Web Server Outage Postmortem

Web Server Outage Postmortem

Overview

On 5th February 2023 at about 10pm, our web application experienced an outage that lasted for 6hours. During this time, users were unable to access the application and experienced errors when attempting to do so. This report outlines the cause of the outage, the steps taken to mitigate the issue, and the measures that will be put in place to prevent similar incidents in the future.

Cause

The outage was caused by a misconfiguration in the Nginx server that prevented the application from being served.

Mitigation

Upon identifying the issue, the development team took the following steps to mitigate the outage:

• Config files Review and Update: We reviewed the Nginx configuration files and identified the misconfiguration that was preventing the application from being served.

• We corrected the misconfiguration and restarted the Nginx server.

• We monitored the server to ensure that the application was being served correctly.

As a result of these measures, the application was restored to its normal state and users were able to access it once again.

Preventive Measures

In order to prevent similar incidents from occurring in the future, the following measures will be put in place:

• We will conduct a thorough review of our Nginx configuration files to ensure that they are correctly set up and are not susceptible to misconfigurations.

• We will implement monitoring tools that will notify us of any errors or anomalies in the Nginx server configuration, allowing us to proactively address any issues that may arise.

• We will provide additional training to our team members on best practices for configuring and managing Nginx servers.
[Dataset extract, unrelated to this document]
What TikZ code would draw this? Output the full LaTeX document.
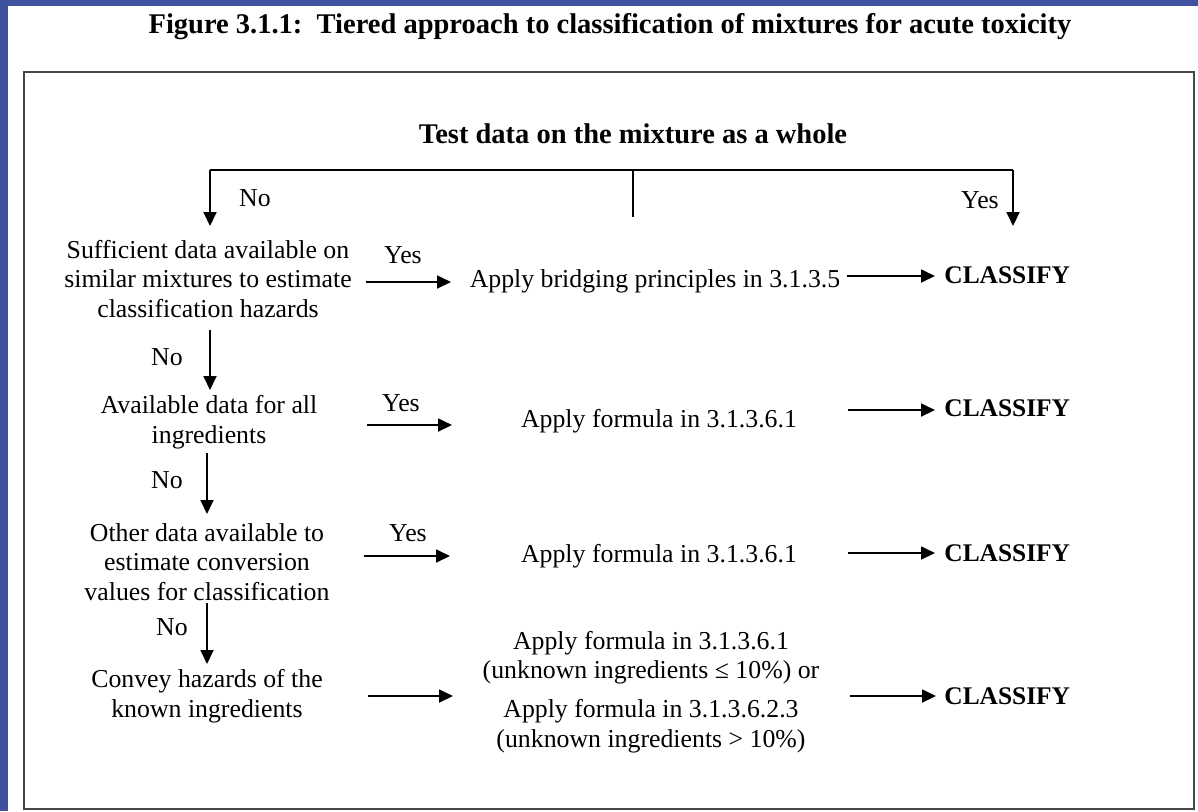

These measures are designed to mitigate the risk of future outages and ensure the continued reliability and availability of the web application.

Conclusion

While the outage was an unfortunate incident, it provided an opportunity to identify weaknesses in our web development process and improve our practices going forward. By implementing the preventive measures outlined above, we are confident that we can minimize the risk of future outages and provide a more reliable and robust service to our users.

Action Items

The following action items will be completed as a result of this postmortem:

• We will conduct a thorough review of our Nginx configuration files to ensure that they are correctly set up and are not susceptible to misconfigurations.

• We will implement monitoring tools that will notify us of any errors or anomalies in the Nginx server configuration, allowing us to proactively address any issues that may arise.

• We will provide additional training to our team members on best practices for configuring and managing Nginx servers.

These action items will ensure that the preventive measures are implemented and that the risk of future outages is minimized.